Jan 21, and my Christmas tree is still up ...
so many things going on... i am finally legally separated. its not what people think it will be. it's not a relief or a celebration. there is a moment. a moment where you feel like the ties binding your wrists have loosened a little. you have a moment of hope, hope you'll be free. then reality blows through like a whisper. it's not over. not even close. it doesn't come as a shock, because you were expecting that. and you realize it's ok. you know. this isn't your first experience with time. time, the conquering hero ... so you settle in, and begin accepting. you start to plan. it does not define your life... only you can do that. and my life as a whole, is really good. i have what matters... it feels productive, its a hope all its own. your dreams may be put on hold, but they haven't disappeared.
so you look around. i can clean, i can paint. i can go to the gym. enjoy my family. make memories while i'm putting things into perspective... into their place. finding balance. i can enjoy the man i am in love with. he brings me laughter and heals me.
so, you start your day, fresh, productive. making phone calls. no one can see that you are shaking so hard on the inside as you finally take responsibility for your life, for the first time ever really, at the age of 35...
then, your mother has a small stroke one day, that strikes fear into a place so deep inside of you... just when you convince yourself it was an anomaly, a chance happening, you wake up the next morning to another phone call. it's happening again nichole, what do i do, i'm scared.... and that tentative strength starts to crumble. your X makes an appearance in your life, via email, or phone. and the anger and hatred you are trying so valiantly not to let win peeks through. then you have to make a judgment call that will disappoint the most important people in your life. and its the final straw for your oldest. the one closest to your heart. you hold him, allow him his feelings and his questions... and then you break his heart as gently as you can... and hold onto him, while his body shakes and jerks with his tears, his arms wrapped so tightly around you, so he isn't alone as he is forever changed. and as you hold him, you wonder what this will mean for his future. how it will affect him as a teen, as an adult. you have some guilt, cause you knew when you chose this path, it would hurt them. you've seen how much they've changed in the last year... but you choose to trust yourself. you trust in the love you have for them because it's so absolute. has never waivered. you must steer them in the right direction... this gives you pause, because in this moment, you are terrified.
then you read your oldest child's school project, he's only 11... and his goal is to stop his "bad habits', habits brought on by fear and stress, by his world being shifted under him. he asks his sister what her goal is... she wants to not be so behind in school, made to feel less and dumb, which confuses her, because she knows how smart she always was. she has always been told she is the sunshine in the room... she has lost her confidence, what once made her shine... and your youngest, 7 years old... so independent. his goal is to stop wetting his bed. you can't even explain the deep ache inside of you, it's crippling... but you take a deep breath and let it out. because you know it was right. in the end, before the end, it will be better for them. you chose this path. and you believe in this path. so you will shield and protect them, and give then the strength and skills to survive. and you hope that their goals for next year will be what they once were: to be able to morph into any animal, even imaginary ones, to have 6 ponies one of them a unicorn, and to be a zombie when he grows up.
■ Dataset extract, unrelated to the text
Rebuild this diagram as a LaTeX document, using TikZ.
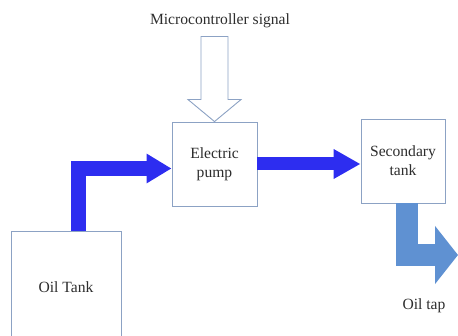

i smile through my tears. i remember them. even though they are lost right now, those 3 children, i remember them!
you are strong enough. you know you are. you have to be, so you will be. but you want, for a moment, to be wrapped in arms so strong, arms that just by their warmth alone, confirm to you that you are all that is strength and beauty. you are enough. you are not alone.
i don't want to find the old me... that woman, the one everyone admired and thought had it all together. she was just running and coping. she wasn't happy or fulfilled. she had no direction. she had no meaning in her life. she was unhappy and scared, and felt worthless. i will find, create, nurture a new, balanced me. i'll let her develop on her own. with time. and love. and i'll learn to trust her.
2 comments:
"you are strong enough. you know you are. you have to be, so you will be. but you want, for a moment, to be wrapped in arms so strong, arms that just by their warmth alone, confirm to you that you are all that is strength and beauty. you are enough. you are not alone."
You will never be alone because I am with you in spirit....running parallel with you always. You will make it through the other side. This I am sure of. You are strong, you are beautiful and I am blessed to have you, even if you are "imaginary"
xoxo
Oh my goodness Nicole, I don't generally link into blogs but I did just to see what old "virtual" acquaintences were up to as I have been just so busy, not posting, not creating really (a couple of cards)and I see this. I am sending a HUGE ((HUG)) across the pond to you, believe in what you want just putting this in writing (god the honesty is heart wrenching) is a strength so I know you will succeed in your chosen path. Children are more resilient than we give them credit for (believe me I know). I will save you to my favourites just to keep an eye on you and will you on when you think about giving up.